## Start
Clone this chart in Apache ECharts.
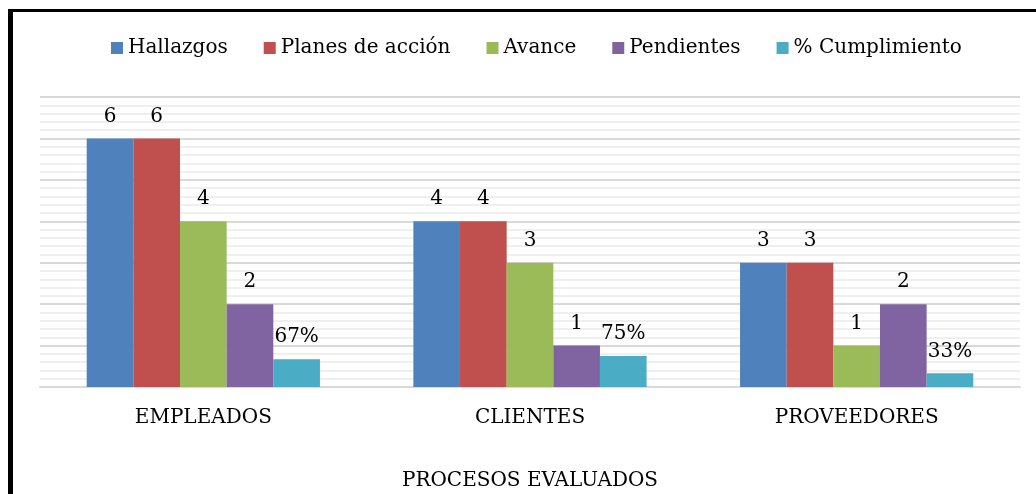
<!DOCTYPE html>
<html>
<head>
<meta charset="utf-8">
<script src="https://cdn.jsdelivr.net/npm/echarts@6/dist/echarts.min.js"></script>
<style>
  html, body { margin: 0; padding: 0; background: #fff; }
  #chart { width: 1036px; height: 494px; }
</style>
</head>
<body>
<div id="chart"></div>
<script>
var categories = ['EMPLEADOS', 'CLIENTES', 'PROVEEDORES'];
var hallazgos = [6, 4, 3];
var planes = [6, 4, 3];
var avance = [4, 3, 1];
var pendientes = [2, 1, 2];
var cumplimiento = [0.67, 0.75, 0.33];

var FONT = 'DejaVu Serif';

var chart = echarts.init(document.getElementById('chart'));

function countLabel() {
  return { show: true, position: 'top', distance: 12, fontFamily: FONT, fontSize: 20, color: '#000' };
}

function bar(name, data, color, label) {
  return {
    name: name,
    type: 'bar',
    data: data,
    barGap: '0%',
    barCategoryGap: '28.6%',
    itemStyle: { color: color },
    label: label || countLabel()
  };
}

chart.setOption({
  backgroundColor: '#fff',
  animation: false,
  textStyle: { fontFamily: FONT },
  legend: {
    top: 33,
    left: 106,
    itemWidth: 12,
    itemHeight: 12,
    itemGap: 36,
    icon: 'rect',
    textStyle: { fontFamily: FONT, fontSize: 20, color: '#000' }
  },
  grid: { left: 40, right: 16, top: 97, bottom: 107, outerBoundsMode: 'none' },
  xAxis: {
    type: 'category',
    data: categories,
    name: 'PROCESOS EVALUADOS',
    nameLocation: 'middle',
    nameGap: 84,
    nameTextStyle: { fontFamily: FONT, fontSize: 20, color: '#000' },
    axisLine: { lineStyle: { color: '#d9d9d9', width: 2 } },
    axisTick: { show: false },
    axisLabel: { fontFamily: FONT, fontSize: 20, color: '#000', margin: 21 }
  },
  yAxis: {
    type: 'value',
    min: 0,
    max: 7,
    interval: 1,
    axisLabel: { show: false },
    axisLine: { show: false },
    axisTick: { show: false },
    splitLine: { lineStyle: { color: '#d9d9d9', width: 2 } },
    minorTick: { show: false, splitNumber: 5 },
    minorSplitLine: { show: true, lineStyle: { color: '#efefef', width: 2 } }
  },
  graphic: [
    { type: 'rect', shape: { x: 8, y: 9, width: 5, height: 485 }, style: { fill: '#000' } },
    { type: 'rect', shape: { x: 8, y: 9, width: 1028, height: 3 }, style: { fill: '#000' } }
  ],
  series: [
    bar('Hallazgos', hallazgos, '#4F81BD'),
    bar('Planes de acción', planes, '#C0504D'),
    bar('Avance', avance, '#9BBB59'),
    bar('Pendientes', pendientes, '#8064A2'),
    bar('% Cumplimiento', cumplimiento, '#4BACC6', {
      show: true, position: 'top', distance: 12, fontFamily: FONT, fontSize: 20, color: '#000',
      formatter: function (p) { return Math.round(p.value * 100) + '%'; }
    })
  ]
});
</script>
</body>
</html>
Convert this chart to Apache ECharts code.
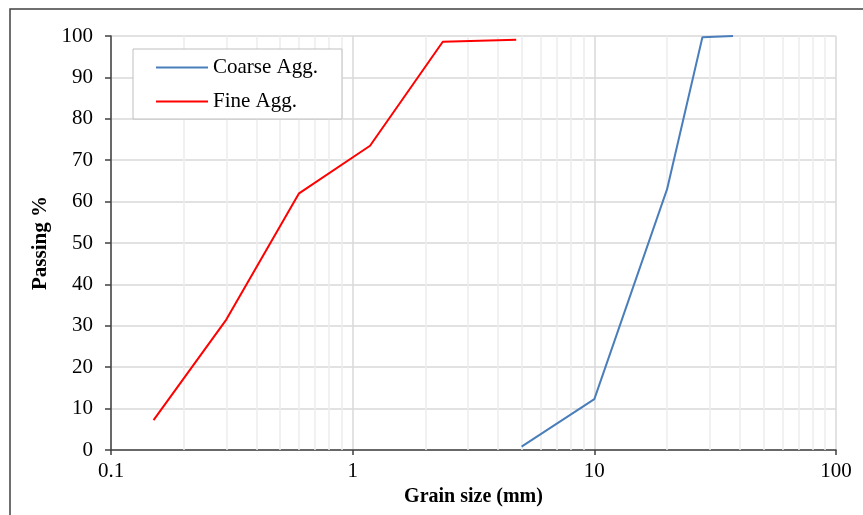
## End
▶ **Brief**
Which lines hold the word "Apache"? Copy all of them.

▶ **Exercise output**
Clone this chart in Apache ECharts.
Convert this chart to Apache ECharts code.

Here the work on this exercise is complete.